Update 5/30/17: There haven't been any new Pixel 2 rumors in a while, but we have a fresh take on why you'll want the next Pixel. Check out our analysis of what the Pixel 2 needs to succeed.
While Google’s Pixels might still have that new phone smell, there are already signs that Google is hard at work on the follow-up to its first officially branded Android phone. Google made a huge and somewhat surprising splash with the launch of the Pixel last fall, and all eyes will be on whether the next version of its handset can start to chip away at Samsung’s dominance.
The details are extremely sparse so far, but we do know that two new devices code-named Muskie and Walleye are in development at Google's Mountain View labs. So, stay glued to this article, as we’ll keep updating it with the latest solid information.
Will it follow the slim-bezel trend?
While we love just about everything about the Google Pixel, the one area where it could use some updating it the design. While the iPhone-inspired front was uninspired last year, it looks downright boring in the face of bezel-slimming designs like LG's G6 and Samsung's Galaxy S8. And it looks like Google is looking to push the boundaries of the next Pixel, too.
A report from ETNews says Google is eyeing a 1 trillion won investment (around $900 million) in LG Display, seemingly to shore up a proper OLED supply for the next Pixel phone. While the report doesn't specifically say that the next Pixel would utilize a curved display, Google's focus with the investment is on LG's flexible display division. The two companies LG have been working closely lately, first on an Android Wear 2.0 watch and then on bringing Google Assistant to the LG G6, so a display partnership would make sense. And it would go a long way toward helping Google actually keep its next Pixel in stock.
Will it be waterproof?
Google’s first crack at a premium handset checked off a lot of boxes, but one of the major ones it missed was waterproofing. Already a feature in premium handsets like the Galaxy S7, it was surprising that Google opted to skip it, but it appears it is working to rectify that in its next handset. As 9to5Google’s Stephen Hall explains, the feature is “on the table” for the Pixel 2, although sources had previously informed him that it was a priority for the next release.

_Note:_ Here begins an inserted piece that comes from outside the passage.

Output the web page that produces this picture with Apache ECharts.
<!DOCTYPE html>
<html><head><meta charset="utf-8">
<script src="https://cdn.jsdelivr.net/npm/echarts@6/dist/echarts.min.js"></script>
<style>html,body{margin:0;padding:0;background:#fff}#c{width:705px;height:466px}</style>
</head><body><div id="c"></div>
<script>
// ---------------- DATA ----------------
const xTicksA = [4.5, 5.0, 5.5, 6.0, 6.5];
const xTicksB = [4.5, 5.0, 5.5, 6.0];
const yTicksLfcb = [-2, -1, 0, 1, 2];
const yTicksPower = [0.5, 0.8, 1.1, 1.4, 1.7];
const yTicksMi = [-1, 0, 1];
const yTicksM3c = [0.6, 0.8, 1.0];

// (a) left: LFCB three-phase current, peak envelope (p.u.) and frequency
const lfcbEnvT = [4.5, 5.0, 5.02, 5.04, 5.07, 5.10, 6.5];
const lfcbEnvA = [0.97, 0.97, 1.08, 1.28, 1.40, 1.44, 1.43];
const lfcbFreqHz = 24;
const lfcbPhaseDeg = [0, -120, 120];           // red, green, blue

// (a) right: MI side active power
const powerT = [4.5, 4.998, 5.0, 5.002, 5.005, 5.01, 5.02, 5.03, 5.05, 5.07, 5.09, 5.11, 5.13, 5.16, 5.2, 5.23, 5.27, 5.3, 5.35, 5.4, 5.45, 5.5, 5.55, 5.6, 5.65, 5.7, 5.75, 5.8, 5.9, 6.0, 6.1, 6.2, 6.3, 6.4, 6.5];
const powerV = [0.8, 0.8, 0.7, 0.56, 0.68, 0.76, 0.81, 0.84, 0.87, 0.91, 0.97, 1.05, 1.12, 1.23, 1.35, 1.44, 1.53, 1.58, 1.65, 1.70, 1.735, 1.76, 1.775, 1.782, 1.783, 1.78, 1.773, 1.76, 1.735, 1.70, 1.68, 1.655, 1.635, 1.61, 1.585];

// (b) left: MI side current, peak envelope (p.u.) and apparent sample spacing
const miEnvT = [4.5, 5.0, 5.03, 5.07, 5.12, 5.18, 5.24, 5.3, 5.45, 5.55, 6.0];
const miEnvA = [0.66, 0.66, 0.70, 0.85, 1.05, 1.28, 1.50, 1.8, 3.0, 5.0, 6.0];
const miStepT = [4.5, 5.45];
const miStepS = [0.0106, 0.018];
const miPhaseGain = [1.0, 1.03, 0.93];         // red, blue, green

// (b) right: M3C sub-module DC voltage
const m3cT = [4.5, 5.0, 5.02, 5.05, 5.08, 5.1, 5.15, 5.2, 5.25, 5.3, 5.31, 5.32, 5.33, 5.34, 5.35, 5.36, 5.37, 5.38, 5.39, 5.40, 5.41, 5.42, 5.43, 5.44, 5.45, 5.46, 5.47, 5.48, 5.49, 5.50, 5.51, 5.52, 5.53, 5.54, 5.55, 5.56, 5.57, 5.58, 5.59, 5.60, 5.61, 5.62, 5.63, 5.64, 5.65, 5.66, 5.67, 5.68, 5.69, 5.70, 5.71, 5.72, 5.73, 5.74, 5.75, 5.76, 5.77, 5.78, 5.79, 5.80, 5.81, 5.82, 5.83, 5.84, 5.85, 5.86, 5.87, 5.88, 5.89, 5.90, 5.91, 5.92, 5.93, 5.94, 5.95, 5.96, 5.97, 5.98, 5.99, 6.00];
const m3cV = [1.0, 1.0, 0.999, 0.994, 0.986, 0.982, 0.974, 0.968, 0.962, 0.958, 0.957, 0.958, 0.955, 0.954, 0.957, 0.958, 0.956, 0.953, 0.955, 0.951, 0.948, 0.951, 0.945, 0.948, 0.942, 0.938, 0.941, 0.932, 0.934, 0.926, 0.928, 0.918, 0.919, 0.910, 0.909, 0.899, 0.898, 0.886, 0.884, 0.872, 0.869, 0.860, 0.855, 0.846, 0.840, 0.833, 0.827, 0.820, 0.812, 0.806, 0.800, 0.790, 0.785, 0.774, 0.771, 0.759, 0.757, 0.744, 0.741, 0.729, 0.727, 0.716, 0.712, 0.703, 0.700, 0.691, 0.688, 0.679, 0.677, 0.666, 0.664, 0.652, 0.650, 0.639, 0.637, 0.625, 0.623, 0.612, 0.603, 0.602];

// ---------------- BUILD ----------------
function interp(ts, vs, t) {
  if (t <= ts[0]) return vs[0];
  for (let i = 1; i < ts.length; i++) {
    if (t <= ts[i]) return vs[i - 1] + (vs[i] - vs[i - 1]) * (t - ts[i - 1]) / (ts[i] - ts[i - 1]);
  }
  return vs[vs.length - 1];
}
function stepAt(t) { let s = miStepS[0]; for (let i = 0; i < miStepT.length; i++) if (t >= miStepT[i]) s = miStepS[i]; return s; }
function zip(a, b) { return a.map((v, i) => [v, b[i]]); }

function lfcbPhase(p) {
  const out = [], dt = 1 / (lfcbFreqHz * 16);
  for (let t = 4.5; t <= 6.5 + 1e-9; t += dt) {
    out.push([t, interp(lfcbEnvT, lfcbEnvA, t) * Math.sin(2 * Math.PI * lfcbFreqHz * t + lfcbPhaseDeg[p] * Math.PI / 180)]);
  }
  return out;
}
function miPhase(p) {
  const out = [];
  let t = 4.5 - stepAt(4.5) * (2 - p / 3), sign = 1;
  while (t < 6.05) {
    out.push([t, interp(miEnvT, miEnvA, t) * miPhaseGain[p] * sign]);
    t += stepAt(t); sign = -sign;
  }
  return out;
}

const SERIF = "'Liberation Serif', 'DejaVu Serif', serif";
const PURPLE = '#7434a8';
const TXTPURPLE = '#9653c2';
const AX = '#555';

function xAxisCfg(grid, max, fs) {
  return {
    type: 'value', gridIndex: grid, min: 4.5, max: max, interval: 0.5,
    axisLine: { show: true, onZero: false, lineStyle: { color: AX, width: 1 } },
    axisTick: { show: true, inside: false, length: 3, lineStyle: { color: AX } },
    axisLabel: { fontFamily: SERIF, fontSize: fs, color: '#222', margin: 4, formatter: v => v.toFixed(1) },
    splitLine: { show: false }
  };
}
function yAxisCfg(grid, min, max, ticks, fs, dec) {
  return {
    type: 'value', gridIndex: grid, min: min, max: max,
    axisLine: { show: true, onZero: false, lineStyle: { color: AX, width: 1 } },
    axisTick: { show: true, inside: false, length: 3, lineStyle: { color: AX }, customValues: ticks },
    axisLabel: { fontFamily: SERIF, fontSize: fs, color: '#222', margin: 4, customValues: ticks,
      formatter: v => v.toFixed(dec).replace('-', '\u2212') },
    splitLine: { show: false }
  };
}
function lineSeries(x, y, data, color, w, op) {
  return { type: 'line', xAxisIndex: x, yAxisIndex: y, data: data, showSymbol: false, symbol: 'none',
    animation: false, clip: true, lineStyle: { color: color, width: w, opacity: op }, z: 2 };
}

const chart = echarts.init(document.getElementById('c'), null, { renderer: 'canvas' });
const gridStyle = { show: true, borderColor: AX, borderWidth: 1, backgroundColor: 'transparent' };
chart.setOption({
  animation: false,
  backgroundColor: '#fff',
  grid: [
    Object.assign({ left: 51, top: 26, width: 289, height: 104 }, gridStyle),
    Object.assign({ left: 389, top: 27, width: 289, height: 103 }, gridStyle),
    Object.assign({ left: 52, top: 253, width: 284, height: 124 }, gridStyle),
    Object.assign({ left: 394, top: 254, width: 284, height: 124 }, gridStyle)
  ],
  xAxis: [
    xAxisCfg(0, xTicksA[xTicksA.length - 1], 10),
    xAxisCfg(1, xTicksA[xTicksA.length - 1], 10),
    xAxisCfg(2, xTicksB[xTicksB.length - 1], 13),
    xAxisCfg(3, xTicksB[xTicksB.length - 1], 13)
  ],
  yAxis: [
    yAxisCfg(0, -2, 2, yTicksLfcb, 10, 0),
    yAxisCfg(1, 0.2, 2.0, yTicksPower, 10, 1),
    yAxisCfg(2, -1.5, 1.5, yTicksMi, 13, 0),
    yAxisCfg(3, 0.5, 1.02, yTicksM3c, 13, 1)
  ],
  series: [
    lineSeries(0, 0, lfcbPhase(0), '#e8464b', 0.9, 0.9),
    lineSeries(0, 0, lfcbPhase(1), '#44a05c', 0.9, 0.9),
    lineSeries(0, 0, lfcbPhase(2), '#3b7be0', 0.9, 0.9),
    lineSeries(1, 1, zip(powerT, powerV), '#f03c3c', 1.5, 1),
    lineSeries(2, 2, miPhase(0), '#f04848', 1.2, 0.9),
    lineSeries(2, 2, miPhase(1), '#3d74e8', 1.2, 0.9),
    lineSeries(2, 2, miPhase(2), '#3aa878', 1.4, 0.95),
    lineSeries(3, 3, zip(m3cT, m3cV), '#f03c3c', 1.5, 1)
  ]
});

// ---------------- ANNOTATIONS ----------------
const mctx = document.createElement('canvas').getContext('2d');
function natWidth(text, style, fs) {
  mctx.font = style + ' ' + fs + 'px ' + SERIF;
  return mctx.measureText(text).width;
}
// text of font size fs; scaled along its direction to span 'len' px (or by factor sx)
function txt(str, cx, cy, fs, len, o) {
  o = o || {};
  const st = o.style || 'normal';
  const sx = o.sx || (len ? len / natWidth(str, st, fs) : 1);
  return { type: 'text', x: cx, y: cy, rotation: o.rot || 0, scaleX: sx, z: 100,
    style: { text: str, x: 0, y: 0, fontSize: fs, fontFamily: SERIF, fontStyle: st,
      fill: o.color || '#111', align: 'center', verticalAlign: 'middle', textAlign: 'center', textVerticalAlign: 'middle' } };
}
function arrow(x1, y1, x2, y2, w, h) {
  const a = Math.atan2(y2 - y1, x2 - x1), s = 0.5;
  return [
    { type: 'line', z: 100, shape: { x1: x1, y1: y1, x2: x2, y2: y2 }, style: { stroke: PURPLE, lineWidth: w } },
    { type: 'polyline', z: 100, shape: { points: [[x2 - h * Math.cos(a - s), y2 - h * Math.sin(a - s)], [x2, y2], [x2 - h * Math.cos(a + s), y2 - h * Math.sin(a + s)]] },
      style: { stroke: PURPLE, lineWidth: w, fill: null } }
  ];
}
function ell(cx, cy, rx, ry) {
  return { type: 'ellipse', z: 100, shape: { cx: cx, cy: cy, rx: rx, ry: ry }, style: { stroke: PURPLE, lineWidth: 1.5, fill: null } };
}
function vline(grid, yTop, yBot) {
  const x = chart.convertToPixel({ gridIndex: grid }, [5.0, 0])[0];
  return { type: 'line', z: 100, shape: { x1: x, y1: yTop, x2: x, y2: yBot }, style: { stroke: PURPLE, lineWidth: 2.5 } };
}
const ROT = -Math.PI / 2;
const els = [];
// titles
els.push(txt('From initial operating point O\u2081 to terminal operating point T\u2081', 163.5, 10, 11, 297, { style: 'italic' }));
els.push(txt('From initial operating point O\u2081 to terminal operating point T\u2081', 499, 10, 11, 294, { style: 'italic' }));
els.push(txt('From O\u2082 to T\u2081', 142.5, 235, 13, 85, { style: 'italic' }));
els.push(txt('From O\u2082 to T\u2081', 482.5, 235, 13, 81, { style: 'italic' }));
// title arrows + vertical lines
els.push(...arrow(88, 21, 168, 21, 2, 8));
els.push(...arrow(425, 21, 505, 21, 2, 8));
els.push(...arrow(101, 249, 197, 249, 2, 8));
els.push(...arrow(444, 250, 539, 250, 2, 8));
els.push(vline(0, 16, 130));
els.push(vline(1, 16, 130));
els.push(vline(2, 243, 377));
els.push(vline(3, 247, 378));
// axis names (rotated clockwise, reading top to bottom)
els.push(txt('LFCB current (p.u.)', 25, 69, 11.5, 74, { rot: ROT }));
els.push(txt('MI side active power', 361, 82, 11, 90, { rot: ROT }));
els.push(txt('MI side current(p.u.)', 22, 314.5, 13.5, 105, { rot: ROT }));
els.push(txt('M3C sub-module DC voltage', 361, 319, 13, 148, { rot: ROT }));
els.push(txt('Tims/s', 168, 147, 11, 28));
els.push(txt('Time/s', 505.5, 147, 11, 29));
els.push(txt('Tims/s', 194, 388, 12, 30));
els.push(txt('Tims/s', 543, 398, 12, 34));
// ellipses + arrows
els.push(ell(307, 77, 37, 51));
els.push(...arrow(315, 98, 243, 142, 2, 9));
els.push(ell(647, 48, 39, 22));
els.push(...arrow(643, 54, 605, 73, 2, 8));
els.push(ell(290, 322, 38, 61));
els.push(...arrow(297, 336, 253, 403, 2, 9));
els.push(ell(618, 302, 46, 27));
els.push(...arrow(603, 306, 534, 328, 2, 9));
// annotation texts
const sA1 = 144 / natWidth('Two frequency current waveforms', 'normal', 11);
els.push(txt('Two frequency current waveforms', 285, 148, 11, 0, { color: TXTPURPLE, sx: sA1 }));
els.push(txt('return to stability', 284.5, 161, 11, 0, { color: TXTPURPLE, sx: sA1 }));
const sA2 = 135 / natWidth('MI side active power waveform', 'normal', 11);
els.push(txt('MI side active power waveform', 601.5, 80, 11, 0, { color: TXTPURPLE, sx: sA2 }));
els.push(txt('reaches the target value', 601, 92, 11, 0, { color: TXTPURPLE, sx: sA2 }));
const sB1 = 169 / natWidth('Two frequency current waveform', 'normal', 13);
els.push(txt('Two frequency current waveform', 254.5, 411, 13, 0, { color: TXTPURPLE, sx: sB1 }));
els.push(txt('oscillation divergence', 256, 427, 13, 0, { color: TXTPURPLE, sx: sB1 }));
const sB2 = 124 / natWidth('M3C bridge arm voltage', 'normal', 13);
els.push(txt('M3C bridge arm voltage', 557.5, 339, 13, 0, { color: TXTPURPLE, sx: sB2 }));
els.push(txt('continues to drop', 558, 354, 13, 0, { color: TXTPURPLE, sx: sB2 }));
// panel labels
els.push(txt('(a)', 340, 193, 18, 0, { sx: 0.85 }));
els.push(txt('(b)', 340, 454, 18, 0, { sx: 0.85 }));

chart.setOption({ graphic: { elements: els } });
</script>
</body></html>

How much better will the camera be?
The Pixel already has one of the best cameras in an Android phone, but that’s not stopping Google from making it even better. Like the iPhone, 9to5Google reports that Google won’t be focusing on megapixels with the Pixel 2, but rather will “compensate in extra features.” It’s unclear exactly what that means, but Hall says the camera will be a “major focus” in the development of the Pixel 2 as Google looks to retain its position atop the smartphone camera rankings.
How fast will it be?
It’s pretty much a no-brainer that the Pixel will launch with whatever the latest version of Qualcomm’s Snapdragon processor will be, and 9to5Google reports that Google is indeed testing the Pixel with the new 835 chipset. But it’s also exploring other options. According to Hall’s sources, Google is also trying out Intel chips, though it’s not clear whether that refers to modems or full processors. If Google does opt to use an Intel SoC for its new Pixels, it would be quite a coup for Intel, which has struggled to make much headway in the smartphone world.
How much will it cost?
When the Pixel launched, it commanded a price commensurate with its premium features, and it doesn’t look the Pixel 2 is going to be any different. In fact, in might cost more. 9to5Google reports that Google’s next handset will be “at least” $50 higher than this year’s model, meaning it could start at $699 for the 5-inch model and top $800 for the Pixel XL. A comment by Rick Osterloh, senior vice president of hardware at Google, confirms that the flagship Pixel will stay a "premium" phone, meaning it will fetch many hundreds of dollars.
However, there may be some relief for users who don’t want to spend quite so much on a phone. 9to5Google reports that Google is also testing a “Pixel 2B” handset (possibly code-named Taimen), which would serve as a budget version of the flagship phone. As Hall writes, the phone would bring less-powerful specs along with its cheaper price, with a goal of bringing the “Google experience and the Google phone to emerging markets.” It was recently reported that Google was eyeing a U.S. launch for its Android One program, so a budget Pixel would certainly fit with those plans.
As far as a release date, a safe bet would be sometime in the fall, based on comments from Osterloh. “There is an annual rhythm in the industry. So, you can count on us to follow it. You can count on a successor this year, even if you don’t hear a date from me now.”
But will it beat the S8?
The Samsung Galaxy S8 is the phone of the moment, and the Pixel 2 certainly has its work cut out for it if it wants to take its crown. Things like an improved camera, modern design, and wireless charging would go a long way toward giving the Pixel 2 bragging rights, but the main thing it needs is availability. The most annoying thing about the Pixel is its lack of carrier support, and if Google is serious about bringing it to the masses, Verizon exclusivity isn't going to cut it.